Eleven Days Into Its Invasion of Russia's Kursk Oblast, Ukraine Captures a Second Major Settlement
Martynovka is 10 miles from the Russia-Ukraine border
Three days after fully capturing Sudzha, the Russian town six miles from the Russia-Ukraine border that has been the locus of Ukraine’s 11-day (and counting) invasion of Russia’s Kursk Oblast, Ukrainian forces have advanced into—and possibly past—the next nearest major settlement: Martynovka, four miles northeast of Sudzha and 10 miles from the border.
The Ukrainian advance could expand to more than 200 square miles the area of Kursk that’s under Ukrainian control. Battles are ongoing across another 250 square miles.
The first clear evidence Ukrainian troops were beyond Martynovka came on Aug. 17, when the Russian Akhmat Regiment posted a video of a first-person-view drone strike on a Ukrainian vehicle along the northern edge of the settlement.
Ukraine’s own drone operators prepared the battlefield in and around Martynovka. There were confirmed Ukrainian drone strikes on Russian vehicles—a truck and two BMP fighting vehicles—on the R200 road threading into Martynovka from the northeast on Thursday and Friday.
The Russians didn’t give up Martynovka without a fight. Russian drones struck several Ukrainian armored trucks on the settlement’s outskirts. A Russian air force Mil Mi-28 gunship helicopter prowled the area until it was shot down—seemingly by an FPV drone—in the early hours of the Ukrainian invasion.
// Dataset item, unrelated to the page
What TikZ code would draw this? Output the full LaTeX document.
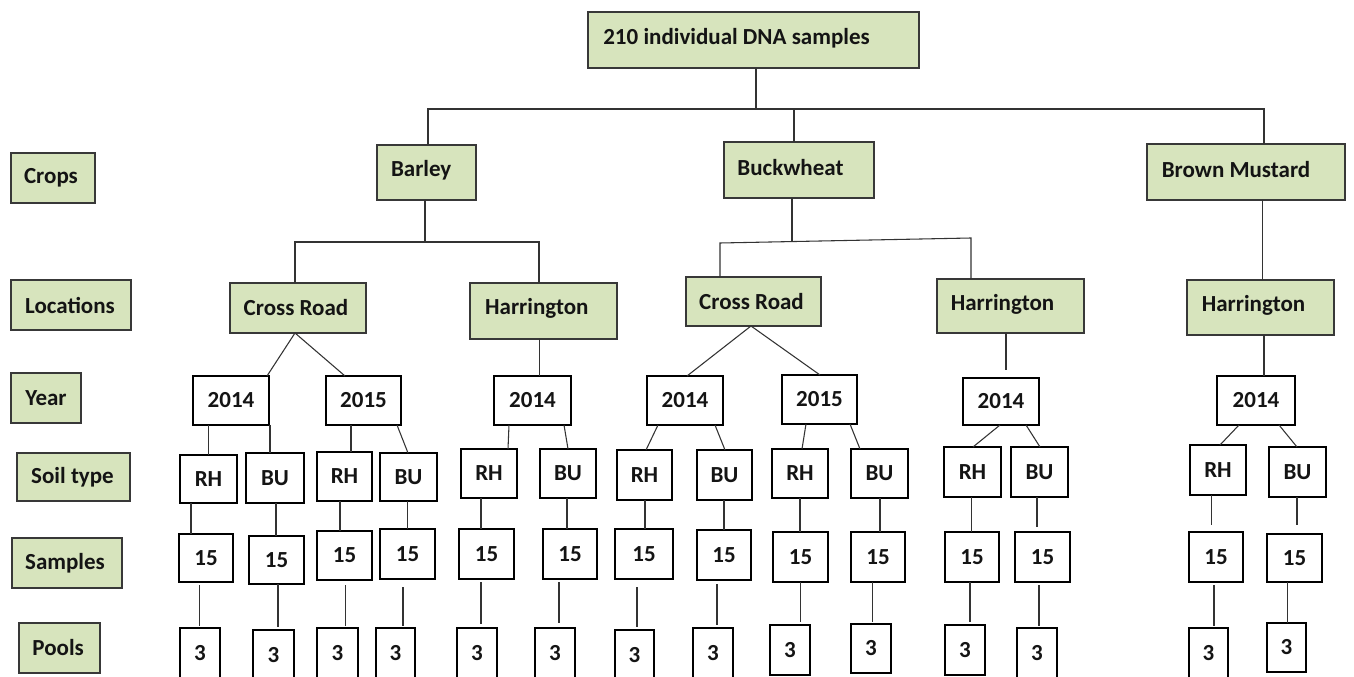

But it appears Russian defenses in and around the settlement began to collapse on or just before Aug. 14. “Two companies of the 810th Separate Marines Brigade of the Black Sea Fleet were defeated and retreated from Martynovka,” the Ukrainian Center for Defense Strategies reported that day.
A drone from the Ukrainian army’s 225th Assault Battalion observed the Russian marines fleeing on foot. The army’s 22nd Mechanized Brigade chased after the retreating Russians and “secured positions in the village,” according to CDS.
Meanwhile, other elements of the 22nd Brigade rolled past Martynovka and continued advancing to the north. It’s not clear whether the Ukrainian vehicle the Russians droned on the northern edge of Martynovka on Aug. 17 belonged to the 22nd.
How far the Ukrainians will advance into Kursk depends on a lot of factors: the Ukrainian general staff’s objectives in the oblast, the size of the Ukrainian invasion force and its capacity for holding the terrain it captures, the robustness of Ukrainian supply lines and—of course—whether and when the Russians organize a serious counteroffensive.